● EXERCISE AIM
Copy the first line of the entries below and every line after it through the line containing "line width=1pt, minimum". Do not include pictures.

● Records excerpted from a collection
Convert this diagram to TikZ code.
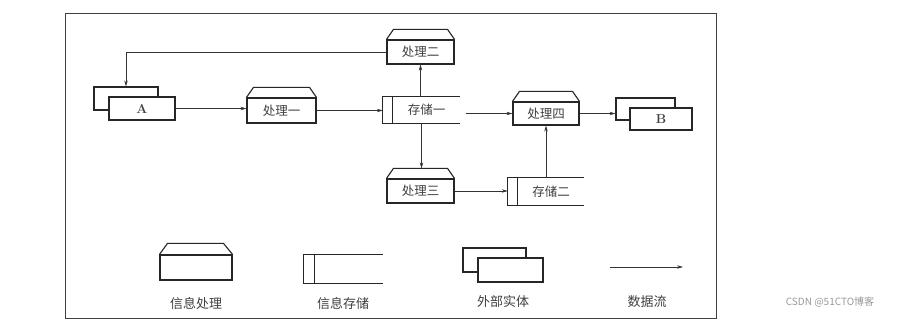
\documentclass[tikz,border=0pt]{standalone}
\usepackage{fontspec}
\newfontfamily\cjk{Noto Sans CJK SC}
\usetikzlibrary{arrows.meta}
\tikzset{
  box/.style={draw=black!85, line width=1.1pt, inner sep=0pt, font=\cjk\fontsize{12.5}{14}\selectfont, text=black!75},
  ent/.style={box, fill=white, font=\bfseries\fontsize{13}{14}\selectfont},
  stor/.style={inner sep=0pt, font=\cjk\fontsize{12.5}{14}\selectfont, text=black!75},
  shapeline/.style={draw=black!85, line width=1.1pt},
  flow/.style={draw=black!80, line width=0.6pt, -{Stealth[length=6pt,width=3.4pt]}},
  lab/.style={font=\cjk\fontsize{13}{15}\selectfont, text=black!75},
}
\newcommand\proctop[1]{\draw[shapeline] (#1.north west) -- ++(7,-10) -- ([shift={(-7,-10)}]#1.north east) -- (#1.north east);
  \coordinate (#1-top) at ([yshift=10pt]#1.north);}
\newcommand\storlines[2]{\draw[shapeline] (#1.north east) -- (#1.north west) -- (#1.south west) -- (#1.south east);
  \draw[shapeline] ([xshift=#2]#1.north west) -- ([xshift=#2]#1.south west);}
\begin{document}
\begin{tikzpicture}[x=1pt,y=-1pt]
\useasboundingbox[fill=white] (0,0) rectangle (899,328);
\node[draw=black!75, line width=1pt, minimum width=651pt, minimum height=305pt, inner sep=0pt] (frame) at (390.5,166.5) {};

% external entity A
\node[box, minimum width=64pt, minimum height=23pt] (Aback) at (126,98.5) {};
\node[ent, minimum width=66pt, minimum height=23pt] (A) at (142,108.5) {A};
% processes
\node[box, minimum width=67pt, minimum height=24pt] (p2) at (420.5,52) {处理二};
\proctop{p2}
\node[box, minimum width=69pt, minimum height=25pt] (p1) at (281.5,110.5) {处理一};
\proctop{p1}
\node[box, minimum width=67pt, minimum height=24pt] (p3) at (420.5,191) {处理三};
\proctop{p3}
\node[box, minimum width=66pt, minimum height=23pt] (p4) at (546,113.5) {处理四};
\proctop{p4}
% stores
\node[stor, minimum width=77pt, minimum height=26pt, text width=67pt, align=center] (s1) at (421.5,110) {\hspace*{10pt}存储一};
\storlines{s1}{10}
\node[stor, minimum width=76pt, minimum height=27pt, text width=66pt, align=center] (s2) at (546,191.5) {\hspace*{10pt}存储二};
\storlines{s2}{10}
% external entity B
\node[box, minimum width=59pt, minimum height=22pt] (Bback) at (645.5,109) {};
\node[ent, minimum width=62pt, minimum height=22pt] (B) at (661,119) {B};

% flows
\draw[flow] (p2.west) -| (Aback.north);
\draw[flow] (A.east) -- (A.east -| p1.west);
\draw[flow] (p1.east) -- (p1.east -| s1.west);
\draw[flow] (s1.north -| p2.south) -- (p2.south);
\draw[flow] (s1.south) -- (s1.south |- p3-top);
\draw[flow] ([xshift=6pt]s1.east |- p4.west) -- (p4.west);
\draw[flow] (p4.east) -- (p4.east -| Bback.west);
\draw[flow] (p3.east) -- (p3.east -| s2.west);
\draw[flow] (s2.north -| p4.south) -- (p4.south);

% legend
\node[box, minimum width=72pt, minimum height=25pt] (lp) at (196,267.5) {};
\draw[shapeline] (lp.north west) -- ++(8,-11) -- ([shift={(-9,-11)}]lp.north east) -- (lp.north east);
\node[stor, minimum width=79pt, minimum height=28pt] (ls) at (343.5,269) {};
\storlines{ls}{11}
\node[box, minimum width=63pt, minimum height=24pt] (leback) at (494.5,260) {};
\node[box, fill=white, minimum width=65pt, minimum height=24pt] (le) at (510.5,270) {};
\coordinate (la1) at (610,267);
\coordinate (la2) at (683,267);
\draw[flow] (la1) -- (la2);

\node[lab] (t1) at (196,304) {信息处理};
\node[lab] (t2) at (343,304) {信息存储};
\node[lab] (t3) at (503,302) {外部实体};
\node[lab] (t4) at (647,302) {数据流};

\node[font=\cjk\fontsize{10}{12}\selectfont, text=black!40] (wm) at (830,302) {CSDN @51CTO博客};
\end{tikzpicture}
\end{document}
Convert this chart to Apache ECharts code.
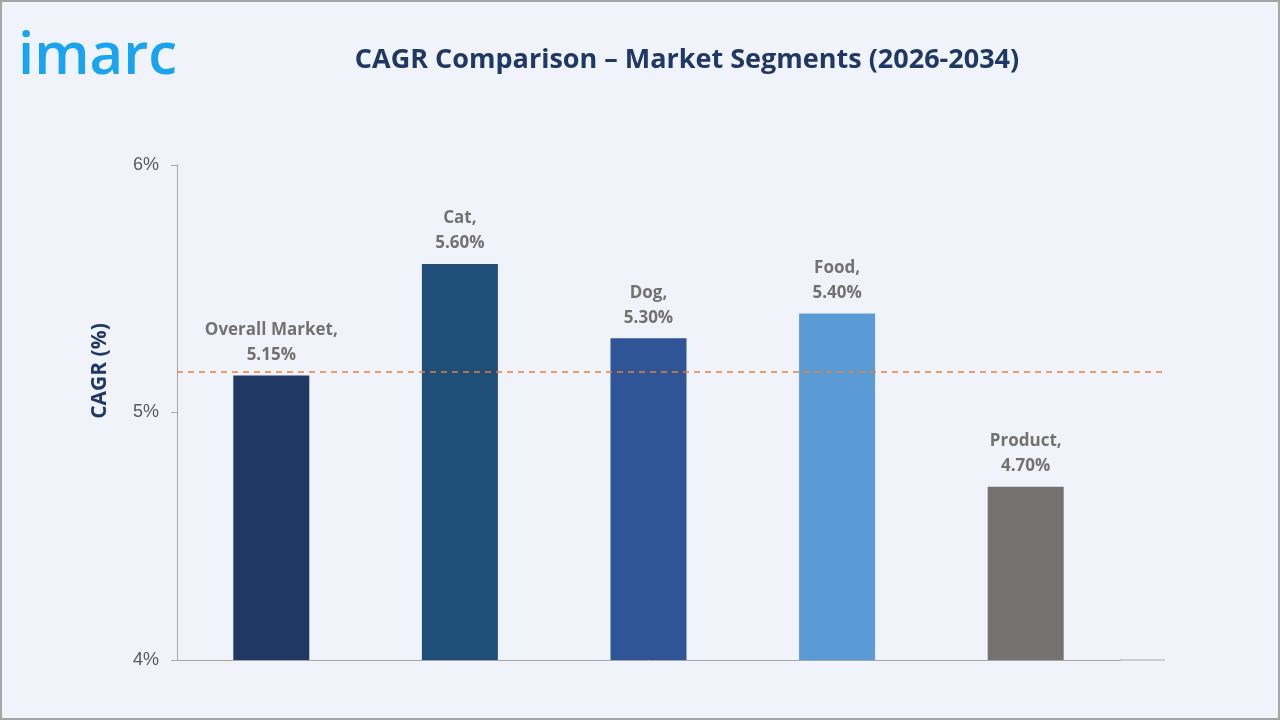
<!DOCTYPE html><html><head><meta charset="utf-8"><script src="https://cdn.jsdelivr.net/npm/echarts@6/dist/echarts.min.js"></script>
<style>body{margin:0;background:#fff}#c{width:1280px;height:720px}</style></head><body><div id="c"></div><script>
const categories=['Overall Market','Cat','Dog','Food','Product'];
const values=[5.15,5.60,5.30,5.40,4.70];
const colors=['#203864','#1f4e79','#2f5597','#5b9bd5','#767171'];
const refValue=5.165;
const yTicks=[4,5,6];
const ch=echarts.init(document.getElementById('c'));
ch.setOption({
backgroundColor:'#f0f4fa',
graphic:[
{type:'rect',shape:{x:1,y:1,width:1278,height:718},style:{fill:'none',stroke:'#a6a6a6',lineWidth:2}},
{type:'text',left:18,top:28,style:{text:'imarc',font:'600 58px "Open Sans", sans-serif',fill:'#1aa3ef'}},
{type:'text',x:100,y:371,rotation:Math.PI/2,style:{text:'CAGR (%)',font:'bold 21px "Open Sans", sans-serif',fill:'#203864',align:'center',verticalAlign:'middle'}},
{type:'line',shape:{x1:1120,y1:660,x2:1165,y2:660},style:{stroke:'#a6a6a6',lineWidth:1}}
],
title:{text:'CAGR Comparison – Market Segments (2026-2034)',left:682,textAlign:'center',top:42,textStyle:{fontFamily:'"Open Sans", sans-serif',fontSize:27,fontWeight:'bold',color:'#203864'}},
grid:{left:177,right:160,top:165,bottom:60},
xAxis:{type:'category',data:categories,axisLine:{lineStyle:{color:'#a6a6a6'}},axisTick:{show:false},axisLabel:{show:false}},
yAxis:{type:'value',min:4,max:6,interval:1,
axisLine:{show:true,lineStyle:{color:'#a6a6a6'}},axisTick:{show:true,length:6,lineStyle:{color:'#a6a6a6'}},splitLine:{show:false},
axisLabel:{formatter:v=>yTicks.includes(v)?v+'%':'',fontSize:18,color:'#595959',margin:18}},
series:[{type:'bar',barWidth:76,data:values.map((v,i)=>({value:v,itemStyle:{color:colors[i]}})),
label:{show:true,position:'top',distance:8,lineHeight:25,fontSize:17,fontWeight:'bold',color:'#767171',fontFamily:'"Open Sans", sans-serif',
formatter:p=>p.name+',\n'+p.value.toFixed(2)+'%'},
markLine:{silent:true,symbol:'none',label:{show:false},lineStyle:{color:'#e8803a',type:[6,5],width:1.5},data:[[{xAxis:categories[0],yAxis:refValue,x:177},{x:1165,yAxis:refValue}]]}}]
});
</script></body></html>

● WRITTEN ANSWER
Convert this diagram to TikZ code.
\documentclass[tikz,border=0pt]{standalone}
\usepackage{fontspec}
\newfontfamily\cjk{Noto Sans CJK SC}
\usetikzlibrary{arrows.meta}
\tikzset{
  box/.style={draw=black!85, line width=1.1pt, inner sep=0pt, font=\cjk\fontsize{12.5}{14}\selectfont, text=black!75},
  ent/.style={box, fill=white, font=\bfseries\fontsize{13}{14}\selectfont},
  stor/.style={inner sep=0pt, font=\cjk\fontsize{12.5}{14}\selectfont, text=black!75},
  shapeline/.style={draw=black!85, line width=1.1pt},
  flow/.style={draw=black!80, line width=0.6pt, -{Stealth[length=6pt,width=3.4pt]}},
  lab/.style={font=\cjk\fontsize{13}{15}\selectfont, text=black!75},
}
\newcommand\proctop[1]{\draw[shapeline] (#1.north west) -- ++(7,-10) -- ([shift={(-7,-10)}]#1.north east) -- (#1.north east);
  \coordinate (#1-top) at ([yshift=10pt]#1.north);}
\newcommand\storlines[2]{\draw[shapeline] (#1.north east) -- (#1.north west) -- (#1.south west) -- (#1.south east);
  \draw[shapeline] ([xshift=#2]#1.north west) -- ([xshift=#2]#1.south west);}
\begin{document}
\begin{tikzpicture}[x=1pt,y=-1pt]
\useasboundingbox[fill=white] (0,0) rectangle (899,328);
\node[draw=black!75, line width=1pt, minimum width=651pt, minimum height=305pt, inner sep=0pt] (frame) at (390.5,166.5) {};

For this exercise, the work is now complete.